We are entering a new period in the Internet-video era, in which proliferation will reach new heights and video traffic will predominate on Internet-protocol networks.
Technologies have emerged to address many of the challenges posed by scaling video delivery over IP networks, but obstacles must be overcome before the vision of “one subscriber, any device, any network” can be realized. In particular, new adaptive technologies are required to extend video services over wireless devices and provide consistent cross-device user experiences.
A recent Cisco Systems forecast projects that video will account for 90% of all consumer IP traffic and 64% of all mobile traffic by 2013. Increases in online viewership, HD-quality video consumption, video on demand and other MSO-content catalogs, and free Internet video services such as YouTube all contribute to this rising tide. Triple-play TV, telephone and Internet service packages are extending to quad-play packages that include mobile and go deeper than mere billing integration. Both cable operators and carriers have a strategic interest in this new market.
IPTV technologies are addressing the most immediate infrastructure problems posed by the coming high-volume phase of the Internet video era. Unlike their Web cousins, video CDNs (vCDNs) are designed to meet the stringent latency requirements of VOD at Internet scale and provide a cost-effective way of distributing large volumes of on-demand video content without incurring heavy storage or transport costs. Also, as the amount of available video content increases, supporting a national MSO footprint will require ever more intelligent video caching and storage that does not hamper delivery of network-based DVR services.

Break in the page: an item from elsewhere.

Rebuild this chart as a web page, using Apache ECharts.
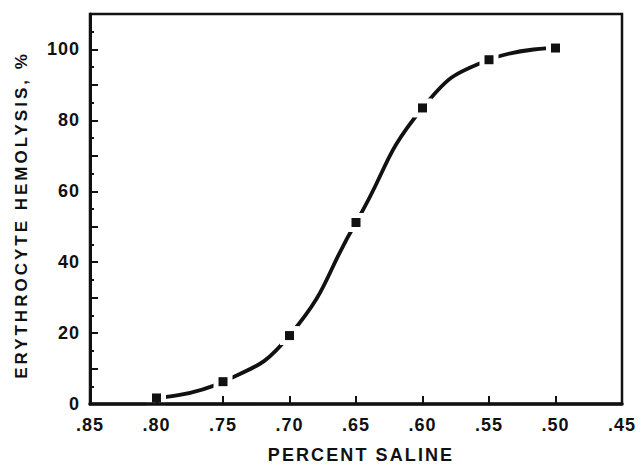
<!DOCTYPE html>
<html>
<head>
<meta charset="utf-8">
<script src="https://cdn.jsdelivr.net/npm/echarts@6/dist/echarts.min.js"></script>
<style>
  html, body { margin: 0; padding: 0; background: #fff; }
  #chart { width: 643px; height: 465px; }
</style>
</head>
<body>
<div id="chart"></div>
<script>
// Saline concentration (percent) and the matching hemolysis level (%)
const saline = [0.80, 0.75, 0.70, 0.65, 0.60, 0.55, 0.50];
const hemolysis = [1.7, 6.3, 19.3, 51.2, 83.5, 97.1, 100.4];

const xTicks = [0.85, 0.80, 0.75, 0.70, 0.65, 0.60, 0.55, 0.50, 0.45];
const yLabelled = [0, 20, 40, 60, 80, 100];

const X_TITLE = 'PERCENT SALINE';
const Y_TITLE = 'ERYTHROCYTE HEMOLYSIS, %';

// Plotter-style lettering is widely tracked.
const tracking = { [X_TITLE]: 2.1, [Y_TITLE]: 3 };
const TICK_TRACKING = 1;

const INK = '#111';
const FONT = 'Liberation Sans, Arial, Helvetica, sans-serif';

const points = saline.map((s, i) => [s, hemolysis[i]]);

const chart = echarts.init(document.getElementById('chart'), null, { renderer: 'svg' });
chart.setOption({
  animation: false,
  backgroundColor: '#fff',
  grid: {
    left: 90, right: 21, top: 14, bottom: 61,
    containLabel: false,
    outerBoundsMode: 'none',
    show: true, borderColor: INK, borderWidth: 2.5, backgroundColor: 'transparent'
  },
  xAxis: {
    type: 'value',
    inverse: true,
    min: 0.45, max: 0.85, interval: 0.05,
    z: 10,
    name: X_TITLE,
    nameLocation: 'middle',
    nameGap: 42,
    nameTextStyle: { color: INK, fontFamily: FONT, fontWeight: 'bold', fontSize: 18, padding: [0, 0, 0, 10] },
    axisLine: { show: true, lineStyle: { color: INK, width: 3.5 } },
    axisTick: { show: true, inside: true, length: 8, lineStyle: { color: INK, width: 2 } },
    axisLabel: {
      color: INK, fontFamily: FONT, fontWeight: 'bold', fontSize: 18, margin: 12,
      showMinLabel: true, showMaxLabel: true,
      formatter: v => {
        const hit = xTicks.find(t => Math.abs(t - v) < 1e-6);
        return hit === undefined ? '' : hit.toFixed(2).replace(/^0/, '');
      }
    },
    splitLine: { show: false }
  },
  yAxis: {
    type: 'value',
    min: 0, max: 110, interval: 10,
    name: Y_TITLE,
    nameLocation: 'middle',
    nameGap: 60,
    nameRotate: 90,
    nameTextStyle: { color: INK, fontFamily: FONT, fontWeight: 'bold', fontSize: 17, padding: [0, 12, 0, 0] },
    axisLine: { show: true, lineStyle: { color: INK, width: 3 } },
    axisTick: { show: true, inside: true, length: 8, lineStyle: { color: INK, width: 2 } },
    minorTick: { show: true, splitNumber: 2, length: 4, lineStyle: { color: INK, width: 2 } },
    axisLabel: {
      color: INK, fontFamily: FONT, fontWeight: 'bold', fontSize: 18, margin: 10,
      formatter: v => (yLabelled.includes(v) ? String(v) : '')
    },
    splitLine: { show: false },
    minorSplitLine: { show: false }
  },
  series: [
    {
      // fitted curve through the measurements
      type: 'line',
      data: points,
      smooth: 0.5,
      showSymbol: false,
      lineStyle: { color: INK, width: 3.8 },
      z: 1
    },
    {
      // white clearance that breaks the curve around each marker
      type: 'scatter',
      data: points,
      symbol: 'rect',
      symbolSize: 19,
      itemStyle: { color: '#ffffff', opacity: 1 },
      silent: true,
      z: 5
    },
    {
      type: 'scatter',
      data: points,
      symbol: 'rect',
      symbolSize: 9,
      itemStyle: { color: INK, opacity: 1 },
      z: 6
    }
  ]
});

function applyTracking() {
  chart.getDom().querySelectorAll('text').forEach(node => {
    const px = tracking[node.textContent];
    node.setAttribute('letter-spacing', (px === undefined ? TICK_TRACKING : px) + 'px');
  });
}
applyTracking();
chart.on('finished', applyTracking);
</script>
</body>
</html>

vCDNs are designed to perform two distinct functions. First, the core network is designed to transport on-demand video that can cut through edge and multiprotocol label switching routers and intelligently cache content on demand. Second, the vCDN edge — what we might call the vCDN “last mile” — is responsible for adaptation and delivery of content to various end points. Thus, the edge is where “one subscriber on any device, over any network” is made possible. However, the devil is in the details here. Delivery of content to mobile end points at the last mile is daunting and is probably the least-understood area in the industry.
The notion of “one subscriber, any device, any network” implies that the subscriber retains his/her personal condition (or state) over multiple sessions across multiple content-consumption endpoints, including set-top boxes, desktop computers, mobile phones and netbooks. But additional intelligence is required at the network edge to provide an integrated user experience, sometimes referred to as nomadic state management, across platforms. In addition, presenting a unified user experience across all platforms requires extending current desktop-Web standards to dynamically adapt presentation and delivery to mobile screens at the last mile.
Delivering mobile video is a significant challenge. Today’s video-streaming protocols are optimized for desktop delivery, not for bandwidth-constrained mobile networks. Unless mobile streaming can achieve high-quality video while adapting to uneven network bandwidth and cellular-network congestion, user experiences will continue to be less than desirable. Indeed, bandwidth availability for cellular networks is too sporadic to guarantee a consistently acceptable user experience without considerable intelligence inserted at the point where the browser or application client shakes hands with the storage and delivery network — at the edge.
Content protection, including user-rights management and digital rights management, is also a key challenge to managing a common, multiplatform subscriber ecosystem. Device-level DRM, while common for the desktop, is still in its infancy for mobile endpoints, largely due to the constrained device operating-system environment and scarce CPU and system resources.
Thus, vCDN edge technology should be advanced toward a common set of services for managing nomadic state, DRM and interactivity for all three screens. Meanwhile, delivery to each screen must be adaptive to account for the characteristics, constraints and network conditions of any given end point in real time. A mobile-specific adaptive streaming technology for volatile, lower-bit-rates traffic is a fundamental requirement.